Régulièrement, des révoltes s’élancent, soit au sein des masses asservies au cœur même du dispositif, soit depuis les marges-refuges plus ou moins arriérées, avec l’appui de telle ou telle faction. Les grands États de cette période, à savoir les palais mycéniens, le royaume Hittite, le royaume d’Égypte notamment sont emportés en -1200 par une crise générale, sous la forme d’une révolte/invasion connue comme celle des « Peuples de la mer ».

Empreinte de sceau avec inscription, civilisation de Mohenjo-daro (3000 – 1800 ans) avant notre ère

* De -1200 à -400 il y a l’essor à proprement parler des Cités-États et des Empires en tant que tels, avec comme aboutissement l’Empire perse et Athènes.

Les deux fusionnent suite aux conquêtes d’Alexandre le Grand, ce qui avec l’hellénisme produisit la première véritable culture universaliste, d’abord destinée aux couches dominantes, mais qui permit d’ouvrir un espace idéologique à l’utopie révolutionnaire, cherchant la rupture avec le mode de production esclavagiste au sens strict.

* De -400 à 300, les développements de l’hellénisme puis de la romanisation aboutissent à la formation impériale de la Cité universelle, sous la forme de l’Empire romain.

Les empereurs deviennent les figures de la nouvelle Humanité qui se dessine dans le mode de production esclavagiste décadent, annonçant le féodalisme : soit pour conserver stoïquement le monde dans son enclos, avec par exemple le Siècle d’Auguste, soit pour entraîner les masses dans un nouvel élan, en mesure de susciter leur adhésion, sous la forme d’une servitude volontaire et « juste », avec par exemple Caracalla, mais surtout Constantin, qui relance l’Empire en posant les bases du féodalisme, que les invasions germaniques du Ve siècle permettront de développer de manière définitive.

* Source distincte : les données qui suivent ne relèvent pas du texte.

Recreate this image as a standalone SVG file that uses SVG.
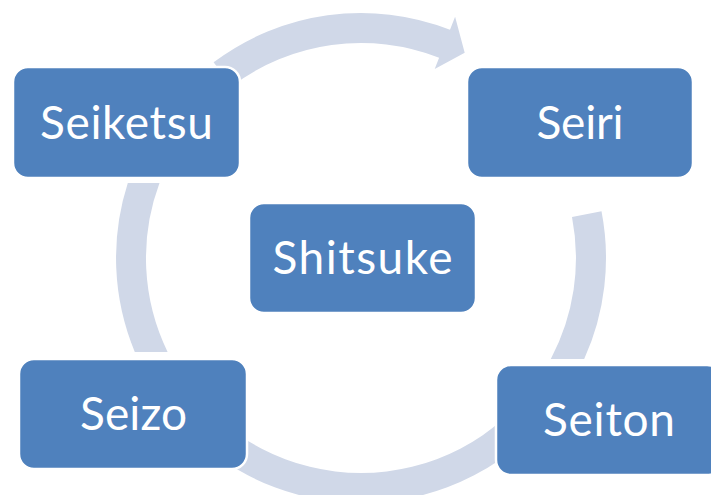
<svg xmlns="http://www.w3.org/2000/svg" width="711" height="495" viewBox="0 0 711 495">
  <style>
    .ring { fill: #D0D8E8; stroke: none; }
    .box { fill: #4F81BD; stroke: #FFFFFF; stroke-width: 2.5; }
    .label { fill: #FFFFFF; font-family: Lato, "Liberation Sans", sans-serif; font-size: 46px; text-anchor: middle; }
  </style>
  <rect width="711" height="495" fill="#FFFFFF"/>

  <!-- cycle ring segments, centre (361,258), radii 215..245 -->
  <g id="connectors">
    <!-- Seiketsu to Seiri, with arrowhead -->
    <path id="arrow-top" class="ring" d="M 213.6,62.3 A 245 245 0 0 1 450.0,29.7 L 455.1,16.7 L 464.7,52.7 L 434.7,68.9 L 439.1,57.7 A 215 215 0 0 0 231.6,86.3 Z"/>
    <!-- Seiri to Seiton -->
    <path id="arc-right" class="ring" d="M 601.5,211.3 A 245 245 0 0 1 584.2,359 L 550.8,359 A 215 215 0 0 0 572.0,217.0 Z"/>
    <!-- Seiton to Seizo -->
    <path id="arc-bottom" class="ring" d="M 561.7,398.5 A 245 245 0 0 1 160.3,398.5 L 184.9,381.3 A 215 215 0 0 0 537.1,381.3 Z"/>
    <!-- Seizo to Seiketsu -->
    <path id="arc-left" class="ring" d="M 134.8,352 A 245 245 0 0 1 127.8,183 L 159.5,183 A 215 215 0 0 0 167.6,352 Z"/>
  </g>

  <g id="node-seiketsu">
    <rect class="box" x="13" y="67" width="227" height="111" rx="15"/>
    <text class="label" x="126.5" y="139" textLength="173">Seiketsu</text>
  </g>
  <g id="node-seiri">
    <rect class="box" x="467" y="67" width="226" height="111" rx="15"/>
    <text class="label" x="580" y="139" textLength="87">Seiri</text>
  </g>
  <g id="node-seiton">
    <rect class="box" x="496" y="365" width="226" height="110" rx="15"/>
    <text class="label" x="609" y="436" textLength="132">Seiton</text>
  </g>
  <g id="node-seizo">
    <rect class="box" x="19" y="359" width="228" height="110" rx="15"/>
    <text class="label" x="133.5" y="430" textLength="107">Seizo</text>
  </g>
  <g id="node-shitsuke">
    <rect class="box" x="249" y="203" width="227" height="110" rx="15"/>
    <text class="label" x="362.5" y="274" textLength="180">Shitsuke</text>
  </g>
</svg>
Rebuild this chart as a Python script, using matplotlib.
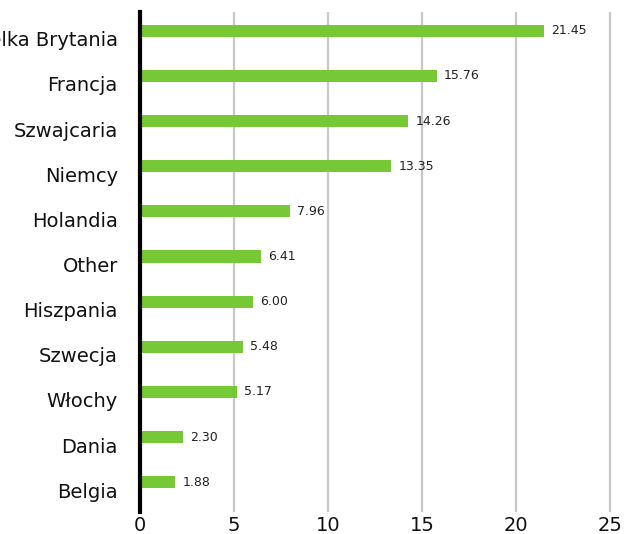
import matplotlib
matplotlib.use("Agg")
import matplotlib.pyplot as plt
from matplotlib.transforms import ScaledTranslation

countries = ["Wielka Brytania", "Francja", "Szwajcaria", "Niemcy", "Holandia",
             "Other", "Hiszpania", "Szwecja", "Włochy", "Dania", "Belgia"]
values = [21.45, 15.76, 14.26, 13.35, 7.96, 6.41, 6.00, 5.48, 5.17, 2.30, 1.88]
xticks = [0, 5, 10, 15, 20, 25]

GREEN = "#76c935"
GRID = "#c8c8c8"

plt.rcParams["font.family"] = ["DejaVu Sans"]

fig = plt.figure(figsize=(6.28, 5.34), dpi=100)
ax = fig.add_axes([0.223, 0.041, 0.752, 0.937])

y = list(range(len(countries)))
ax.barh(y, values, height=0.27, color=GREEN, zorder=3)
for yi, v in zip(y, values):
    ax.text(v + 0.38, yi, f"{v:.2f}", va="center", ha="left",
            fontsize=9, color="#222222", zorder=4)

ax.set_ylim(10.66, -0.42)
ax.set_xlim(0, 25.1)
ax.set_yticks(y)
ax.set_yticklabels(countries, fontsize=14, color="#111111")
ax.set_xticks(xticks)
ax.set_xticklabels([str(t) for t in xticks], fontsize=14, color="#111111")
ax.tick_params(axis="y", length=0, pad=16)
ax.tick_params(axis="x", length=0, pad=2.5)

# labels in the reference sit a little below the bars
shift = ScaledTranslation(0, -0.08, fig.dpi_scale_trans)
for lab in ax.get_yticklabels():
    lab.set_transform(lab.get_transform() + shift)

for sp in ["top", "right", "bottom"]:
    ax.spines[sp].set_visible(False)
ax.spines["left"].set_linewidth(3)
ax.spines["left"].set_color("black")
ax.spines["left"].set_zorder(5)

ax.grid(axis="x", color=GRID, linewidth=1.6, zorder=0)
ax.grid(axis="y", visible=False)

fig.savefig("out.png", dpi=100)
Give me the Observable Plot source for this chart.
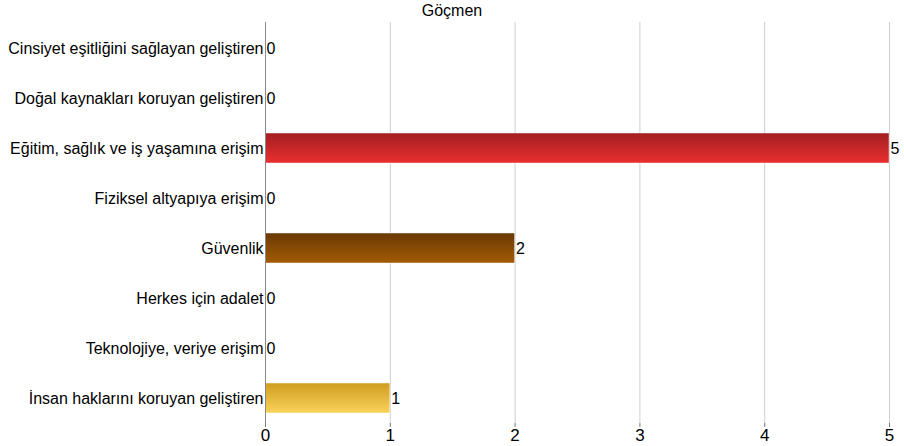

Sphinx du palais de Darius à Suse, briques siliceuses à glaçure, vers 510 avant notre ère

Parallèlement à l’Empire romain, l’Empire perse connut une série d’évolution comparable, sans que là une religion universelle ne parvienne toutefois à s’imposer du fait de l’échec du zoroastrisme à écraser les résistances. La Perse et l’Orient entreront dans le féodalisme avec l’Islam, mais sous une forme peu avancée du fait du maintien d’un puissant appareil impérial issu du mode de production esclavagiste.

On peut aussi évoquer ici le cas de l’Inde, où les couches dominantes parvinrent à « geler » la société dans l’asservissement, en assumant très tôt un saut qualitatif distordu dans le féodalisme à travers l’écrasement du bouddhisme et le passage du brahmanisme à l’hindouisme avec toutes ses variantes concurrentes mais unifiées.

D’une manière générale donc, le mode de production esclavagiste, dominé par une caste de propriétaires, se relance en quelque sorte de lui-même en développant un État impérial, sur une base fiscalo-militaire, appuyé par une idéologie religieuse permettant une adhésion et un encadrement des masses.

Cet aspect quantitatif détermine un saut qualitatif dans un nouveau mode de production : le féodalisme.